Todos os floreios do autor são incapazes de esconder a realidade brasileira e o que a experiência ensina sobre como o Estado realmente promove sua “reeducação para a vida”. Finalmente, quase um milhão de pessoas presas deixam pouca margem para dúvidas quanto a isto. Além da imensa massa de infelizes condenados por um poder judiciário que é tudo, menos democrático, a polícia mais letal do planeta completa o sistema repressivo brasileiro, que longe de ser fortalecido, como defende Sodré, tem de ser extinto.

Para isso, longe de simplesmente reprimir o “espírito da violência”, é preciso reconhecer que o próprio Estado é o centro irradiador de toda a violência e combater aqueles dedicados a produzi-la. Ainda, a equivalência entre “carrascos e vítimas” como agentes submetidos a um espírito violento, como faz Sodré, não terá outra função além de desarmar o lado oprimido do conflito para o enfrentamento necessário contra o lado opressor.
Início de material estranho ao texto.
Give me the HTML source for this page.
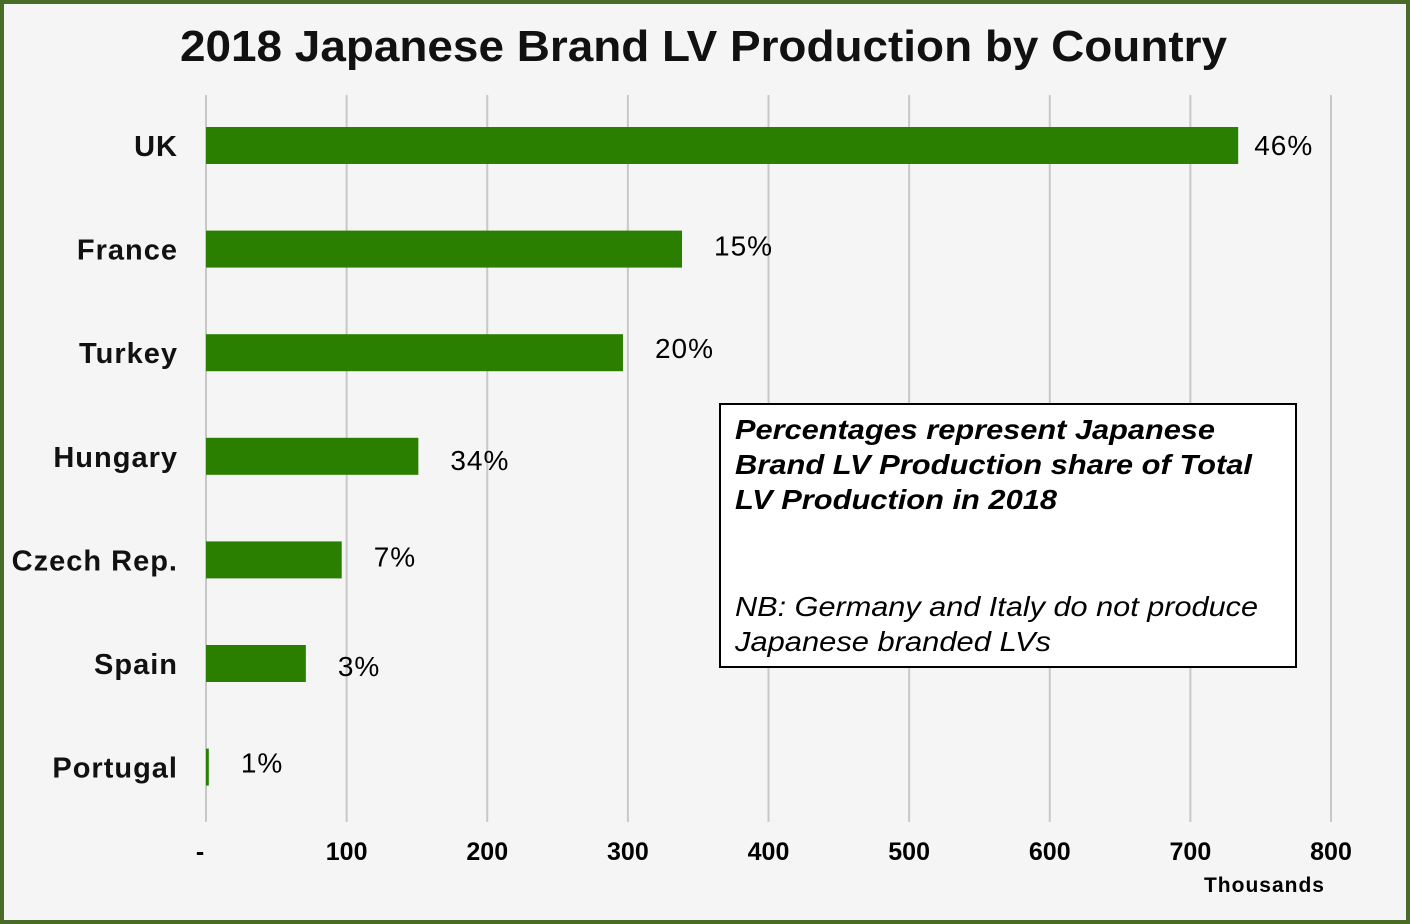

Aqui, mais uma vez, destaca-se que o verdadeiro beneficiado é a classe dominante, a burguesia, o sujeito oculto no artigo, mas sentido em todas as mazelas da vida social, sendo ela a mais importante responsável por toda a violência.

Toda a violência do Estado brasileiro, cumpre destacar, não se deve a um misterioso “estado de ânimo avesso à educação social”, mas aos interesses da estrutura social que domina o Estado e que, atolada em uma crise de características terminais, tende a se tornar mais hostil e bárbara, até ser finalmente extinta.

O meio de implementar essa transformação atestado pela história nunca foi a intermediação das instituições do regime decadente, mas a ação organizada e decidida dos oprimidos. Nesse espírito, não é o combate a uma suposta “disseminação das armas” criticada pelo autor que produzirá algo benéfico aos trabalhadores e demais “vítimas”, mas a democratização da autodefesa armada que os levará a superar a condição de oprimidos.

Isto, sim, a superação da opressão da burguesia pelas massas atualmente subjugadas, é que produzirá o efeito proclamado pelo autor como desejado. Proclamado apenas, porque toda a política defendida por Sodré produzirá, invariavelmente, o efeito oposto, acentuando a brutalidade da violência e da repressão.